Growing up, my parents made about the same amount of money, which wasn’t all that much; we were solidly on the lower end of the middle class. As far as I was concerned, we were fine and when I would picture my life someday as an adult, I never imagined or aspired to make a significant amount of money, let alone to be rich. And when I reached the age where day-dreaming about my eventual romantic life became a regular pastime, I never considered that I could or would have anything different than the setup my parents had. My husband and I would contribute 50/50 to the household; it wasn’t even a question.

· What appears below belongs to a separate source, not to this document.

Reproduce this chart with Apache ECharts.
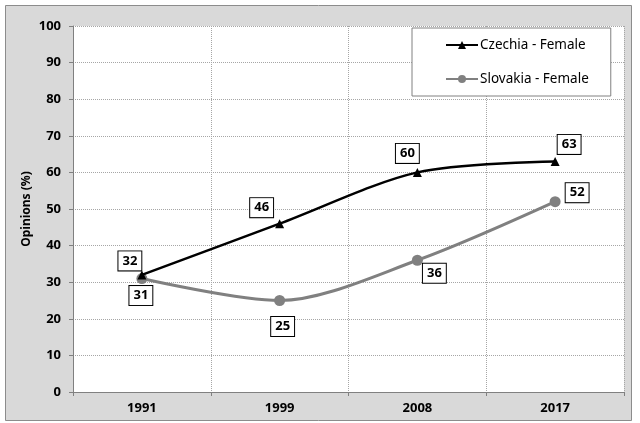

Years later, as an independent single woman, I’ve of course realized that there are many ways to divide up responsibility in a household. I’ve also realized that my earning potential is beyond what I ever thought it could be, even as recently as five years ago. I am profoundly lucky. That, along with my status as a single 30-something with a strong desire for children, has made me think long and hard about how different my role as a hopeful wife and mother might end up being in comparison to what I had envisioned. Female-breadwinner households are the subject of Time‘s cover story this week, which examines how this trend (which is likely to be more common than male-breadwinner household in the next generation) has affected male and female relationships. The piece resonated with me because one of the things I have concluded is that, in the right situation, I would be happy to be the primary earner in my family.
I’ve not been the breadwinner before. I was in a five year relationship with a man who, when we first started dating at 23, made as much money as I did (i.e. enough to cover rent and beers at happy hour). But within a year, he was making double that amount; by year two and three, he was doing really well. Making money had always been his goal and as he earned more and more, I, as his live-in girlfriend, got to reap the rewards. We went out to fancy dinners, drank good wine, went on vacation to Italy, and looked at apartments to buy in the city. I still paid my share of the rent (which was less than his share), but he would also cover the costs of lots of basic necessities, like groceries and dry-cleaning, and was generous with gifts.
In exchange — although we never really discussed these terms aloud, they were just sort of known — I did the vast majority of the “labor.” I went grocery shopping with his credit card, I did the laundry, I cleaned the apartment, I did the dishes, etc. It was fair, more than fair, in many respects, but I still ended up feeling like, well, a maid. At times I felt taken advantage of, or taken for granted; I still worked a full-time job, but also felt like there was work I had to do for two at home. On top of that, I felt like I was putting in so much more emotionally. Even the physical responsibilities had weight for me. I washed his underwear, I ironed his shirts, I picked up his favorite snack foods when I went to the grocery store, and there was love imbedded in each of those actions. He showed me love in plenty of ways for sure, but they almost always came with a price tag. And they didn’t make up for how unloved I felt when I came home to the apartment I was responsible for cleaning and found wet towels on the bed, shoes in the middle of the floor and a jam-packed trash bin.
We got engaged and less than a year later, he called things off and we went our separate ways. Around the same time, my career took off and I suddenly found myself in the position of making money. Not rich by any means, but given that all I ever wanted to do was write, I never expected to have much earning power at all. In the three years since that relationship ended, my romantic life has been pretty uneventful, but my financial and professional life has thrived. The guys I have dated have all made less than me, some significantly. It hasn’t been a problem for me, but it has been an issue for many of them. All that has done is made it clearer to me that the right man for me is not necessarily someone who makes as much or more money than I do, but is comfortable making less and knows the most valuable contributions to a relationship have nothing to do with money.
Nowadays, when I take the time to envision the future, I know I want a kid and I hope I am able to have one with a partner I love. (But if not, I am prepared to aid in destroying the fabric of Rick Santorum’s America by being a single mom.) When I think about the kind of man I would ideally like to have a child with, I don’t think about how much money he makes or has the potential to make; I think about what kind of father he would be and what kind of parenting team we would be together. My experiences have taught me that how much money you bring into a relationship is not equal to the value of emotional dedication and commitment. Because ultimately, whether I am the breadwinner or not, the man and the family I want and deserve are priceless.